Exercise aim
The data below should be restated word for word, with every picture omitted.

Dataset content

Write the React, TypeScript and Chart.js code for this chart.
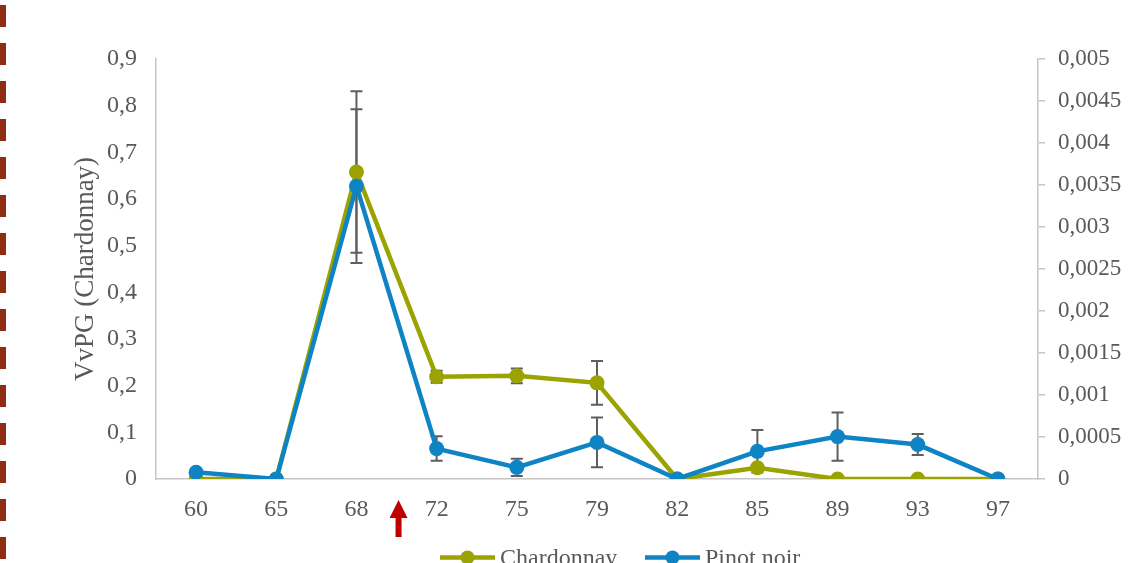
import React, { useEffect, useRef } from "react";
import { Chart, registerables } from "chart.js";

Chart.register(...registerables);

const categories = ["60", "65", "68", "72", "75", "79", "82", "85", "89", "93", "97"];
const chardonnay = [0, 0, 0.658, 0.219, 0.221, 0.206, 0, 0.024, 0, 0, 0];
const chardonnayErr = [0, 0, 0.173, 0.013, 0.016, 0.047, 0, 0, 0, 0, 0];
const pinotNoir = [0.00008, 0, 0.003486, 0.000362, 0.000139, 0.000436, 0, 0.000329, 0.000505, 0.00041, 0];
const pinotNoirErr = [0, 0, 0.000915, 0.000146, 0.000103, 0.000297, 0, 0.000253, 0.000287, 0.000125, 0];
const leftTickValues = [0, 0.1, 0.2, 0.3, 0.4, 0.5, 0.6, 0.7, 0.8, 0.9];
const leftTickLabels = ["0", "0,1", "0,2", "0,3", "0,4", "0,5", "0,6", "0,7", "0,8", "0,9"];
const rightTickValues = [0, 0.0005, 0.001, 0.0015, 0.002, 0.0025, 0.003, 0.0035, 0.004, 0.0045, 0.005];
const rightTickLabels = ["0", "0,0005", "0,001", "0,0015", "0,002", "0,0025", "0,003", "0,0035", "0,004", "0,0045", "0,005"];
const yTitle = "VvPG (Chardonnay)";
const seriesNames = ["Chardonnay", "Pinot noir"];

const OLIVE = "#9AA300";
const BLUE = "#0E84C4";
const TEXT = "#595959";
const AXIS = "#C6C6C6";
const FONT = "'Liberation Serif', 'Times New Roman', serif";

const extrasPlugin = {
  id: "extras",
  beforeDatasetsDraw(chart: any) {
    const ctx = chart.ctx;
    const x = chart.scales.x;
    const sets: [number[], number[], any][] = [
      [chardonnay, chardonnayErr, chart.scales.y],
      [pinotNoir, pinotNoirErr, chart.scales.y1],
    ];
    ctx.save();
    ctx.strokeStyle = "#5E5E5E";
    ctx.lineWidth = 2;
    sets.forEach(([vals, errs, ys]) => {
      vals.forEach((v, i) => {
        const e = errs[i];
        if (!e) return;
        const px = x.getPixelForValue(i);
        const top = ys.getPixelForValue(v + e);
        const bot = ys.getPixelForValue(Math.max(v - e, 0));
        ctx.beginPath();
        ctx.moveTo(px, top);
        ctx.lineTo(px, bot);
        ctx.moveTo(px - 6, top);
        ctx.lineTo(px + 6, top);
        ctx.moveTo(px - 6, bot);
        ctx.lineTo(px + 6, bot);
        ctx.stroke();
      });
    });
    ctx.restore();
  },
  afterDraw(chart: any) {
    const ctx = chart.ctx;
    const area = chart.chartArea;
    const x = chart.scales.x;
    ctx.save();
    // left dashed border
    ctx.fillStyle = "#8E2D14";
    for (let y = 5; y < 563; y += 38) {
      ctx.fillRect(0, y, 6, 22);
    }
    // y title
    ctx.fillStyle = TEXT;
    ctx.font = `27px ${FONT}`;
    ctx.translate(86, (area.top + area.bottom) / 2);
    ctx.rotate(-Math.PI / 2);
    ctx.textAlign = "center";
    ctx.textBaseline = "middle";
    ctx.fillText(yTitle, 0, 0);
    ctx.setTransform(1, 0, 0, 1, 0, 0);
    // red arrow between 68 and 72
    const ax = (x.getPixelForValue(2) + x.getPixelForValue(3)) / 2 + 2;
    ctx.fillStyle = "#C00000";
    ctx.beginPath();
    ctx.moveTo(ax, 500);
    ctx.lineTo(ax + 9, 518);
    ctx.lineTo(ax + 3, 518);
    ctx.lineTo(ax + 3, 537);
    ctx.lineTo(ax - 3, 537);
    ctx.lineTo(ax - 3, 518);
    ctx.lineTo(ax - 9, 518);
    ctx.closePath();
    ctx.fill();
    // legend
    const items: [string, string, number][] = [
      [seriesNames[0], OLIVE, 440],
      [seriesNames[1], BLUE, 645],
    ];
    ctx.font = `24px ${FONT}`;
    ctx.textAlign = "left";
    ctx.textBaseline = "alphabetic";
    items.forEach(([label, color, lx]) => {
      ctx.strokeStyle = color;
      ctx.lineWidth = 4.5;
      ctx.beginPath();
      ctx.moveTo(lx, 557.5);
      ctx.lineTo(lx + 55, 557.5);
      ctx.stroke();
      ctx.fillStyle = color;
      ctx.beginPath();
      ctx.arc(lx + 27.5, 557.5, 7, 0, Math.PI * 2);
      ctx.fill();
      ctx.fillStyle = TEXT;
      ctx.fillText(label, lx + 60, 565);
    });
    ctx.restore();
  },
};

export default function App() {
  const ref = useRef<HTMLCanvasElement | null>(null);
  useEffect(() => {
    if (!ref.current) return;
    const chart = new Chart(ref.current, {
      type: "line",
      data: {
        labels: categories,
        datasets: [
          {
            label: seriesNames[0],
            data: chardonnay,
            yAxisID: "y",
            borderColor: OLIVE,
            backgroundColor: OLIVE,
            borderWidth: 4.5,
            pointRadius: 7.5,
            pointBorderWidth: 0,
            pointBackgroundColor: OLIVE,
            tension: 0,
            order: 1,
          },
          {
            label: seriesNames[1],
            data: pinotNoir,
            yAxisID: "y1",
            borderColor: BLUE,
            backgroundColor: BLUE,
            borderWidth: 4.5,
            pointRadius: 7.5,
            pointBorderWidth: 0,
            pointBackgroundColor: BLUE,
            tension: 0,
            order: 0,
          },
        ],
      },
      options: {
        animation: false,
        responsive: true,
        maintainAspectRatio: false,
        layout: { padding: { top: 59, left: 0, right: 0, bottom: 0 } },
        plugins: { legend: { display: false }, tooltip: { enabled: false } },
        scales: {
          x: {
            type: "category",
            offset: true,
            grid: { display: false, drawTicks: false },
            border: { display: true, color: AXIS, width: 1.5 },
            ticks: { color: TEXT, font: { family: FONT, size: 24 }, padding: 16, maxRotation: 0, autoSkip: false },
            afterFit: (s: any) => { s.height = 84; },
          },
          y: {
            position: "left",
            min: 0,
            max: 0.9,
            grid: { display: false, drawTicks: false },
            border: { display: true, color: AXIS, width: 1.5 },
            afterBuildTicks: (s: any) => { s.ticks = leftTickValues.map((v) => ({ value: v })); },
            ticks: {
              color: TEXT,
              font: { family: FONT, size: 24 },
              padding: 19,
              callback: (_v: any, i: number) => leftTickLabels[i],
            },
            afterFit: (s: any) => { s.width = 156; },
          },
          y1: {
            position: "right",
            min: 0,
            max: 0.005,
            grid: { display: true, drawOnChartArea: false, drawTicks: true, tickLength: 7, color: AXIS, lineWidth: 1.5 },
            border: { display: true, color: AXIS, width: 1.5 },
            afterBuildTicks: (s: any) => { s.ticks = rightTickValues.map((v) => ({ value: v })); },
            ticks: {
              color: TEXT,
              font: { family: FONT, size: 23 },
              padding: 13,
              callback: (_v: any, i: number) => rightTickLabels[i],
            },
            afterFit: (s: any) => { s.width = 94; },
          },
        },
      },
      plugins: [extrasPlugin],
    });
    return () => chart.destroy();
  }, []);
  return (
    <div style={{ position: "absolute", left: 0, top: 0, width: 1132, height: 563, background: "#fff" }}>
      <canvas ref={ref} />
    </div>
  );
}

Solved problem
Write the React, TypeScript and Chart.js code for this chart.
import React, { useEffect, useRef } from "react";
import { Chart, registerables } from "chart.js";

Chart.register(...registerables);

const categories = ["60", "65", "68", "72", "75", "79", "82", "85", "89", "93", "97"];
const chardonnay = [0, 0, 0.658, 0.219, 0.221, 0.206, 0, 0.024, 0, 0, 0];
const chardonnayErr = [0, 0, 0.173, 0.013, 0.016, 0.047, 0, 0, 0, 0, 0];
const pinotNoir = [0.00008, 0, 0.003486, 0.000362, 0.000139, 0.000436, 0, 0.000329, 0.000505, 0.00041, 0];
const pinotNoirErr = [0, 0, 0.000915, 0.000146, 0.000103, 0.000297, 0, 0.000253, 0.000287, 0.000125, 0];
const leftTickValues = [0, 0.1, 0.2, 0.3, 0.4, 0.5, 0.6, 0.7, 0.8, 0.9];
const leftTickLabels = ["0", "0,1", "0,2", "0,3", "0,4", "0,5", "0,6", "0,7", "0,8", "0,9"];
const rightTickValues = [0, 0.0005, 0.001, 0.0015, 0.002, 0.0025, 0.003, 0.0035, 0.004, 0.0045, 0.005];
const rightTickLabels = ["0", "0,0005", "0,001", "0,0015", "0,002", "0,0025", "0,003", "0,0035", "0,004", "0,0045", "0,005"];
const yTitle = "VvPG (Chardonnay)";
const seriesNames = ["Chardonnay", "Pinot noir"];

const OLIVE = "#9AA300";
const BLUE = "#0E84C4";
const TEXT = "#595959";
const AXIS = "#C6C6C6";
const FONT = "'Liberation Serif', 'Times New Roman', serif";

const extrasPlugin = {
  id: "extras",
  beforeDatasetsDraw(chart: any) {
    const ctx = chart.ctx;
    const x = chart.scales.x;
    const sets: [number[], number[], any][] = [
      [chardonnay, chardonnayErr, chart.scales.y],
      [pinotNoir, pinotNoirErr, chart.scales.y1],
    ];
    ctx.save();
    ctx.strokeStyle = "#5E5E5E";
    ctx.lineWidth = 2;
    sets.forEach(([vals, errs, ys]) => {
      vals.forEach((v, i) => {
        const e = errs[i];
        if (!e) return;
        const px = x.getPixelForValue(i);
        const top = ys.getPixelForValue(v + e);
        const bot = ys.getPixelForValue(Math.max(v - e, 0));
        ctx.beginPath();
        ctx.moveTo(px, top);
        ctx.lineTo(px, bot);
        ctx.moveTo(px - 6, top);
        ctx.lineTo(px + 6, top);
        ctx.moveTo(px - 6, bot);
        ctx.lineTo(px + 6, bot);
        ctx.stroke();
      });
    });
    ctx.restore();
  },
  afterDraw(chart: any) {
    const ctx = chart.ctx;
    const area = chart.chartArea;
    const x = chart.scales.x;
    ctx.save();
    // left dashed border
    ctx.fillStyle = "#8E2D14";
    for (let y = 5; y < 563; y += 38) {
      ctx.fillRect(0, y, 6, 22);
    }
    // y title
    ctx.fillStyle = TEXT;
    ctx.font = `27px ${FONT}`;
    ctx.translate(86, (area.top + area.bottom) / 2);
    ctx.rotate(-Math.PI / 2);
    ctx.textAlign = "center";
    ctx.textBaseline = "middle";
    ctx.fillText(yTitle, 0, 0);
    ctx.setTransform(1, 0, 0, 1, 0, 0);
    // red arrow between 68 and 72
    const ax = (x.getPixelForValue(2) + x.getPixelForValue(3)) / 2 + 2;
    ctx.fillStyle = "#C00000";
    ctx.beginPath();
    ctx.moveTo(ax, 500);
    ctx.lineTo(ax + 9, 518);
    ctx.lineTo(ax + 3, 518);
    ctx.lineTo(ax + 3, 537);
    ctx.lineTo(ax - 3, 537);
    ctx.lineTo(ax - 3, 518);
    ctx.lineTo(ax - 9, 518);
    ctx.closePath();
    ctx.fill();
    // legend
    const items: [string, string, number][] = [
      [seriesNames[0], OLIVE, 440],
      [seriesNames[1], BLUE, 645],
    ];
    ctx.font = `24px ${FONT}`;
    ctx.textAlign = "left";
    ctx.textBaseline = "alphabetic";
    items.forEach(([label, color, lx]) => {
      ctx.strokeStyle = color;
      ctx.lineWidth = 4.5;
      ctx.beginPath();
      ctx.moveTo(lx, 557.5);
      ctx.lineTo(lx + 55, 557.5);
      ctx.stroke();
      ctx.fillStyle = color;
      ctx.beginPath();
      ctx.arc(lx + 27.5, 557.5, 7, 0, Math.PI * 2);
      ctx.fill();
      ctx.fillStyle = TEXT;
      ctx.fillText(label, lx + 60, 565);
    });
    ctx.restore();
  },
};

export default function App() {
  const ref = useRef<HTMLCanvasElement | null>(null);
  useEffect(() => {
    if (!ref.current) return;
    const chart = new Chart(ref.current, {
      type: "line",
      data: {
        labels: categories,
        datasets: [
          {
            label: seriesNames[0],
            data: chardonnay,
            yAxisID: "y",
            borderColor: OLIVE,
            backgroundColor: OLIVE,
            borderWidth: 4.5,
            pointRadius: 7.5,
            pointBorderWidth: 0,
            pointBackgroundColor: OLIVE,
            tension: 0,
            order: 1,
          },
          {
            label: seriesNames[1],
            data: pinotNoir,
            yAxisID: "y1",
            borderColor: BLUE,
            backgroundColor: BLUE,
            borderWidth: 4.5,
            pointRadius: 7.5,
            pointBorderWidth: 0,
            pointBackgroundColor: BLUE,
            tension: 0,
            order: 0,
          },
        ],
      },
      options: {
        animation: false,
        responsive: true,
        maintainAspectRatio: false,
        layout: { padding: { top: 59, left: 0, right: 0, bottom: 0 } },
        plugins: { legend: { display: false }, tooltip: { enabled: false } },
        scales: {
          x: {
            type: "category",
            offset: true,
            grid: { display: false, drawTicks: false },
            border: { display: true, color: AXIS, width: 1.5 },
            ticks: { color: TEXT, font: { family: FONT, size: 24 }, padding: 16, maxRotation: 0, autoSkip: false },
            afterFit: (s: any) => { s.height = 84; },
          },
          y: {
            position: "left",
            min: 0,
            max: 0.9,
            grid: { display: false, drawTicks: false },
            border: { display: true, color: AXIS, width: 1.5 },
            afterBuildTicks: (s: any) => { s.ticks = leftTickValues.map((v) => ({ value: v })); },
            ticks: {
              color: TEXT,
              font: { family: FONT, size: 24 },
              padding: 19,
              callback: (_v: any, i: number) => leftTickLabels[i],
            },
            afterFit: (s: any) => { s.width = 156; },
          },
          y1: {
            position: "right",
            min: 0,
            max: 0.005,
            grid: { display: true, drawOnChartArea: false, drawTicks: true, tickLength: 7, color: AXIS, lineWidth: 1.5 },
            border: { display: true, color: AXIS, width: 1.5 },
            afterBuildTicks: (s: any) => { s.ticks = rightTickValues.map((v) => ({ value: v })); },
            ticks: {
              color: TEXT,
              font: { family: FONT, size: 23 },
              padding: 13,
              callback: (_v: any, i: number) => rightTickLabels[i],
            },
            afterFit: (s: any) => { s.width = 94; },
          },
        },
      },
      plugins: [extrasPlugin],
    });
    return () => chart.destroy();
  }, []);
  return (
    <div style={{ position: "absolute", left: 0, top: 0, width: 1132, height: 563, background: "#fff" }}>
      <canvas ref={ref} />
    </div>
  );
}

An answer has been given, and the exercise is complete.